The Leeds Modular Meet 2017 – The MT Report
The Leeds Modular Meet has fast become one of the major Modular Events of the year. Dave Gale headed North on the third Saturday in August to see what was new in Modular. Organised by Ben Wilson aka Divkid, the Leeds Modular Meet has an established reputation for new product announcements, and this year was […]
The Leeds Modular Meet has fast become one of the major Modular Events of the year. Dave Gale headed North on the third Saturday in August to see what was new in Modular.
Organised by Ben Wilson aka Divkid, the Leeds Modular Meet has an established reputation for new product announcements, and this year was no disappointment.
Leading the charge was Future Sound Systems, with a major new announcement in the shape of a collaboration between Roy Gwinn and Chris Carter (of Throbbing Gristle fame), as well as FSS founder and creative force, Finlay Shakespeare. After nearly two years of development, this was the first public outing for a Eurorack version of the legendary ‘Gristleizer’, which for the uninitiated was a home-made FX Pedal, originally developed by Carter and Gwinn, back in the mid-seventies, which strangely started life as a pedal design from ‘Practical Electronics’ Magazine, but went on to very much become part of the Throbbing Gristle sound, through various enhancements and mutations.
Now in Eurorack form, the Gristleizer comprises four different modules, namely VCF, VCA, Tone Generator and Pre-Amp, the latter allowing for guitar and microphone based signals to be inputted into the Eurorack realm. As you would expect, it sounds gritty and industrial, and is likely to be very popular, once they go in sale in the last quarter of 2017, with preorders already being accepted.
As if we needed more proof, Chris Carter gave a live modular performance, utilising the multifaceted Gristlizer modules, beginning with some growling timbres and escalating through the addition of low-bit-rate drums, with the unmistakable presence of the original Throbbing Gristle timbre.
Scottish based company Instruo also had a product announcement, alongside their superb three voice oscillator, Troika, in the shape of ‘Scion’. Possibly the most beautiful module I have seen of late, the leafy shadow of the module throws out Random CVs, which can be generated and drawn from organic sources.

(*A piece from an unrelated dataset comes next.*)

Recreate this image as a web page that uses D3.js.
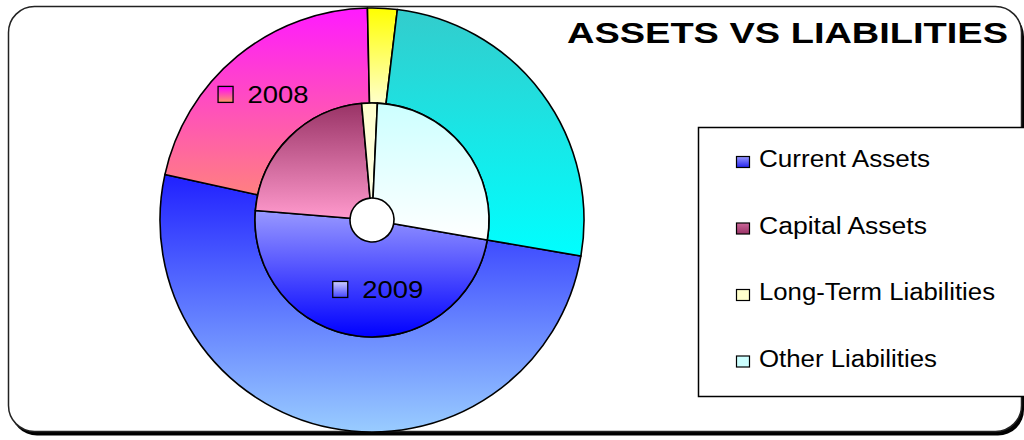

As if to demonstrate this, a lovely pot-plant was attached to the module using ‘Tens Pads’, which in turn completed a circuit and induced random voltages. Particularly impressive is the display, which glows beautifully in colour to demonstrate the presence of a generated signal.
Over from Sweden, Dan Wahlbeck from DPW Design was demonstrating his new Wave Folder module, which alongside some formidable folding circuitry, includes an all analog distortion. The folding capabilities are very sharp indeed, as could be heard sonically and seen visually, when presented on an oscilloscope. The distortion circuit also sounded crisp, working very much with the folding architecture.
Alongside the companies with new announcements, there was plenty of live modular music to be heard too, with an opening set from Rob Hordijk, who was playing his own 5U based modular system, with lots of modulated tone sources, and quite electronically ambient in style. VCOADSR treated us to some great techno, with his trademark industrial bias, and an accent on polyrhythmic triggering and depth, in sound, mix and structure.
Over the course of twenty or so minutes, we were taken on a bit of a journey, starting with developing chordal material, which slowly moved into harsher areas of metallic percussion. Closing proceedings was Robin Rimbaud aka Scanner, who started us off with a simple vocal sample repeating ‘Listen to me’, before moving into beautifully textured arpeggio based tones, very reminiscent of Terry Riley.
This superb, largely improvised set, brought the first day to a suitable end, with further treats ahead on the second day, in the shape of workshops and demonstrations, drawing the whole weekend to a close.